La historia se repite como una farsa, decía Marx. En 1992, Alberto Fujimori, presidente del Perú en ese entonces, envió tanques para cerrar el Congreso y gobernó como un autócrata durante los siguientes ocho años. Tres décadas después, Pedro Castillo, el incompetente ocupante del cargo desde julio de 2021, intentó hacer lo mismo. El 7 de diciembre anunció que cerraría el Congreso, convocaría uno nuevo con facultades para redactar una nueva Constitución y “reorganizaría” el Poder Judicial y la Fiscalía. El intento se vino abajo en cuestión de horas.
En cambio, el Congreso votó por 101 votos contra seis y diez abstenciones para destituirlo. Luego de una reunión de emergencia del alto mando, la policía decidió arrestarlo por rebelión cuando lo conducían a la embajada de México para pedir asilo. Su vicepresidenta, Dina Boluarte, le ha sucedido ahora.
Castillo, un maestro de escuela rural sin experiencia política previa, fue elegido presidente con un margen de apenas 50,000 votos (de casi 18 millones). A pesar de provenir de la extrema izquierda, ganó contra la hija de Fujimori, Keiko, a quien muchos peruanos aborrecen. Ella trató de anular los resultados electorales con acusaciones infundadas de fraude.
En solo 16 meses en el cargo, Castillo ha demostrado que no es apto para el trabajo. Ha pasado por cinco gabinetes y alrededor de 80 ministros; iban y venían casi semanalmente, muchos de ellos tan poco calificados como el propio presidente. Según la fiscal de la Nación, él y varios miembros de su familia conspiraron corruptamente para adjudicar contratos públicos. Él niega todas las acusaciones y alega persecución política.
La constitución de Perú permite al Congreso acusar a los presidentes por “incapacidad moral permanente”; dos de los predecesores de Castillo fueron expulsados en virtud de esta cláusula. Dos veces el Congreso trató de vacarlo también. Pero actuaron demasiado pronto y carecieron de los 87 votos necesarios de los 130 legisladores. El bloque de izquierda en el Congreso se mantuvo sólido. Otros tenían miedo de perder sus trabajos bien remunerados si al juicio político le seguían nuevas elecciones generales, como les gustaría a muchos peruanos. Una tercera moción, con más apoyo, debía someterse a votación el 7 de diciembre, horas después del desafortunado anuncio de Castillo.
La medida de Castillo fue “una jugada desesperada de un hombre asustado e incompetente”, dice un exministro.
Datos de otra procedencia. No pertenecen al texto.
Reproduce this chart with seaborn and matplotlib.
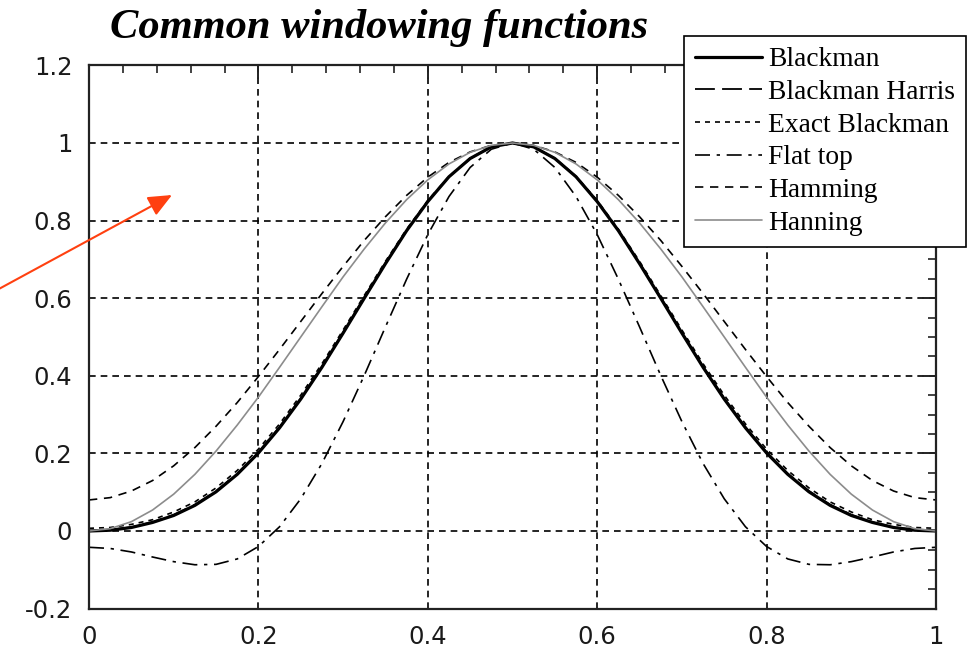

A diferencia de Fujimori, Castillo carecía del apoyo del ejército y de las calles. No llegaron tanques para cerrar el Congreso. Ninguna multitud enojada invadió la sede. Incluso sus seguidores lo condenaron. Las fuerzas armadas, algunos de cuyos comandantes fueron a la cárcel después de que terminó el régimen de Fujimori, dijeron en un comunicado conjunto con la policía que no respaldarían al presidente. En cambio, Castillo le dio al Congreso el incentivo que le faltaba para destituirlo si quieren conservar sus trabajos. De manera similar, la izquierda habría sufrido al asociarse con un movimiento tan similar al de Fujimori.
Existe otro precedente de las acciones de Castillo. En el 2019, Martín Vizcarra, entonces presidente, cerró el Congreso cuando parecía negarle una moción de confianza. Eso no fue aconsejable, pero había una diferencia. No buscó manipular el poder judicial y convocó a elecciones inmediatas para un nuevo Congreso.
Boluarte se convierte en la sexta presidenta de Perú desde el 2016. No es muy conocida por el público en general, pero tampoco lo era Vizcarra cuando asumió el cargo. Luego se convirtió en uno de los presidentes más populares de Perú, solo para ser destituido en el 2020. La nueva presidenta es otra izquierdista pero parece ser más competente. Boluarte haría bien en formar un gobierno de base amplia si quiere terminar el resto del mandato de Castillo hasta el 2026. La mayoría de los peruanos se sienten aliviados de que esta vez fracasó el intento de golpe.